Innanzitutto, secondo i maggiori commentatori internazionali, il piano della Cina per la decarbonizzazione della sua economia entro il 2060 è una sfida ardua soprattutto perché richiede che 1,4 miliardi di persone si “ri-convertano” ad un’altra economia nell’arco di pochi anni, con il rischio di creare profonde crisi sociali e nuove povertà in alcune fasce della popolazione.

Tuttavia, S&P Global Ratings prevede che il PIL cinese crescerà a un tasso medio annualizzato del 3,6% nei prossimi due decenni, e questo si ritiene possa far si che i fattori critici “interni” all’economia cinese possano essere tenuti sotto controllo; anzi, la riqualificazione professionale di milioni di individui richiederà altre forme di occupazione nel settore della formazione e, contemporaneamente, innalzerà nel medio-lungo periodo le condizioni sociali e salariali di molti lavoratori non specializzati.

Gli ostacoli tecnologici e politici per la decarbonizzazione cinese

Tuttavia, il fattore tecnologico come si è detto svolgerà un ruolo fondamentale, sia sul fronte della riconversione del sistema economico sia sul fronte della decarbonizzazione attraverso le energie rinnovabili. Questo secondo aspetto non è secondario se si tiene conto del fatto che, secondo le stime della Wood Mackenzie, per raggiungere i suoi obiettivi di decarbonizzazione la Cina dovrebbe aumentare di 11 volte la sua attuale capacità in termini di energia solare, eolica e di stoccaggio, il tutto per un ammontare complessivo di 5.040 giga watt di energia entro il 2050. Per queste ragioni, la migliore alternativa per Pechino potrebbe essere quella di utilizzare anche tecnologie CCS, senza le quali la neutralità carbonica potrebbe rivelarsi pressoché impossibile da raggiungere, nonostante anche per queste rimanga il dubbio su quanto affidamento si possa effettivamente riporre in un modello predittivo puramente algoritmico. In ogni caso, la Cina è ancora lontana, secondo alcuni studi, dal poterla adottare massicciamente nel breve periodo.

Un’altra problematica significativa è quella rappresentata dalla mancanza di alternative tecnologiche per rendere convertibili verso più bassi livelli di emissioni di carbonio due settori fondamentali dell’economia cinese: il settore dei trasporti e quello dell’industria pesante. Per avere una idea della loro incidenza complessiva, basti pensare che solamente nel 2019 i due settori hanno prodotto ben 5,7 miliardi di tonnellate di emissioni di carbonio, una cifra che da sola equivale alle emissioni degli USA e del Regno Unito messi assieme.

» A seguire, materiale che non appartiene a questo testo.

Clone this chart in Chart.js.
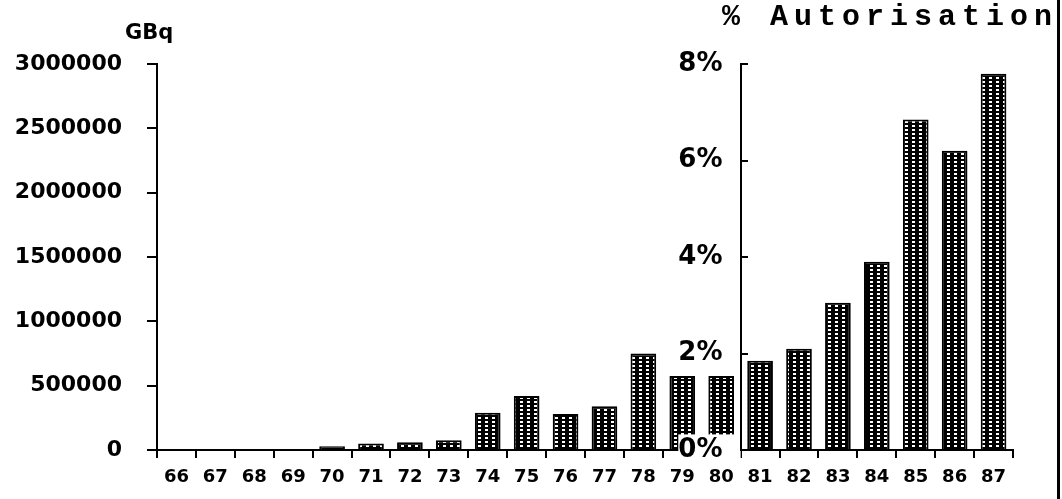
<!DOCTYPE html>
<html>
<head>
<meta charset="utf-8">
<script src="https://cdn.jsdelivr.net/npm/chart.js"></script>
<style>
  html, body { margin: 0; padding: 0; background: #fff; }
  #wrap { position: relative; width: 1062px; height: 499px; }
  #grafico { position: absolute; left: 0; top: 0; }
  .unidad { position: absolute; left: 125px; top: 20px; font: bold 21px "DejaVu Sans"; color: #000; }
  .titulo { position: absolute; left: 722px; top: 0px; font: bold 30px "Liberation Mono"; letter-spacing: 6px; color: #000; white-space: nowrap; }
  .borde { position: absolute; left: 1057px; top: 0; width: 3px; height: 499px; background: #000; }
</style>
</head>
<body>
<div id="wrap">
  <canvas id="grafico" width="1062" height="499"></canvas>
  <div class="unidad">GBq</div>
  <div class="titulo">% Autorisation</div>
  <div class="borde"></div>
</div>
<script>
// années
const annees = ["66", "67", "68", "69", "70", "71", "72", "73", "74", "75", "76",
                "77", "78", "79", "80", "81", "82", "83", "84", "85", "86", "87"];

const rejetsGBq = [0, 0, 0, 0, 30000, 50000, 60000, 75000, 290000, 420000, 280000,
                   340000, 750000, 575000, 575000, null, null, null, null, null, null, null];

const pctAutorisation = [null, null, null, null, null, null, null, null, null, null, null,
                         null, null, null, null, 1.85, 2.1, 3.05, 3.9, 6.85, 6.2, 7.8];

const ticksGBq = [0, 500000, 1000000, 1500000, 2000000, 2500000, 3000000];
const ticksPct = [0, 2, 4, 6, 8];

window.addEventListener("load", () => {
  const ctx = document.getElementById("grafico").getContext("2d");

  // motif des barres : noir avec petits tirets blancs
  const tuile = document.createElement("canvas");
  tuile.width = 7;
  tuile.height = 4;
  const t = tuile.getContext("2d");
  t.fillStyle = "#000";
  t.fillRect(0, 0, 7, 4);
  t.fillStyle = "#fff";
  t.fillRect(2, 1, 3, 2);
  const motif = ctx.createPattern(tuile, "repeat");

  const barres = {
    backgroundColor: motif,
    borderColor: "#000",
    borderWidth: 2,
    barPercentage: 0.66,
    categoryPercentage: 1,
    grouped: false
  };

  new Chart(ctx, {
    type: "bar",
    data: {
      labels: annees,
      datasets: [
        Object.assign({ label: "GBq", data: rejetsGBq, yAxisID: "y" }, barres),
        Object.assign({ label: "% Autorisation", data: pctAutorisation, yAxisID: "y2" }, barres)
      ]
    },
    options: {
      responsive: false,
      animation: false,
      layout: { padding: { top: 64, right: 49 } },
      plugins: { legend: { display: false }, tooltip: { enabled: false } },
      scales: {
        x: {
          grid: { display: true, drawOnChartArea: false, color: "#000", lineWidth: 2, tickLength: 8, offset: true },
          border: { color: "#000", width: 2 },
          ticks: { color: "#000", font: { family: "DejaVu Sans", weight: "bold", size: 18 }, padding: 9, maxRotation: 0, autoSkip: false },
          afterFit: s => { s.height = 49; }
        },
        y: {
          min: 0,
          max: 3000000,
          afterBuildTicks: s => { s.ticks = ticksGBq.map(v => ({ value: v })); },
          grid: { drawOnChartArea: false, color: "#000", lineWidth: 2, tickLength: 10 },
          border: { color: "#000", width: 2 },
          ticks: { color: "#000", font: { family: "DejaVu Sans", weight: "bold", size: 22 }, padding: 25, callback: v => String(v) },
          afterFit: s => { s.width = 157; }
        },
        y2: {
          position: { x: 14.5 },
          min: 0,
          max: 8,
          afterBuildTicks: s => { s.ticks = ticksPct.map(v => ({ value: v })); },
          grid: { drawOnChartArea: false, color: "#000", lineWidth: 2, tickLength: -8, z: 2 },
          border: { color: "#000", width: 2, z: 2 },
          ticks: {
            color: "#000",
            font: { family: "DejaVu Sans", weight: "bold", size: 26 },
            z: 1,
            showLabelBackdrop: true,
            backdropColor: "#fff",
            backdropPadding: 0,
            // espace après le % pour écarter l'étiquette de l'axe
            callback: v => v + "%\u2002\u2009"
          }
        }
      }
    }
  });
});
</script>
</body>
</html>
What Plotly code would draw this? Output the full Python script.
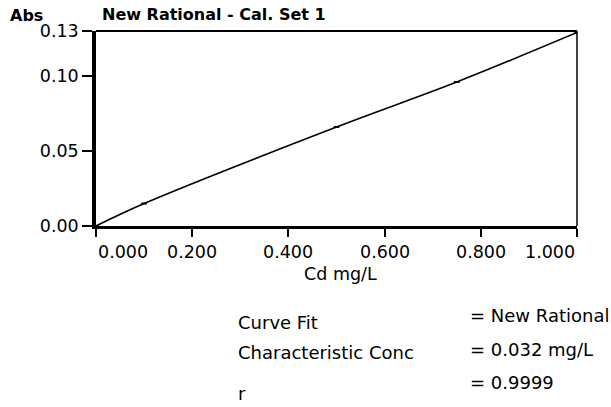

La Cina di Xi Jinping, dunque, sta compiendo un passo significativo per il benessere complessivo del nostro ecosistema, ma per raggiungere questi ambiziosi obiettivi sarà necessario creare trovare il modo di governare fattori determinanti ed interconnessi tra loro: sviluppo tecnologico, riconversione dell’economia dalle esportazioni al mercato interno dei servizi, riqualificazione professionale dei lavoratori ed investimenti in settori ad alto valore aggiunto.

Riprendendo il titolo del suo libro-manifesto, se Xi Jinping riuscirà a “Governare la Cina” tenendo assieme tutti questi fattori socio-economici, si stima che la Cina potrà superare anche gli Stati Uniti in termini di risorse economiche e know-how tecnologico entro il 2024. E proprio quest’ultimo aspetto rappresenta un altro elemento di ostacolo al progetto cinese, perché se da una parte tutti sono entusiasti all’idea che la Cina possa ridurre drasticamente il proprio impatto ambientale sul Pianeta, dall’altra essa rappresenterebbe così una variazione all’ordine politico mondiale. Ecco perché un altro aspetto da tenere presente sarà quello dell’interazione tra la Cina e gli USA. Questi ultimi, infatti, stanno portando avanti la loro idea di un decoupling, ovvero, di una separazione netta tra reti e le “filiere tecnologiche” statunitensi e quelle cinesi. Tutto ciò non solo per ragioni di sicurezza, ma anche per rallentare lo sviluppo tecnologico cinese che ancora oggi necessita di forte sostegno da parte del mercato occidentale per poter completare il suo percorso di sviluppo.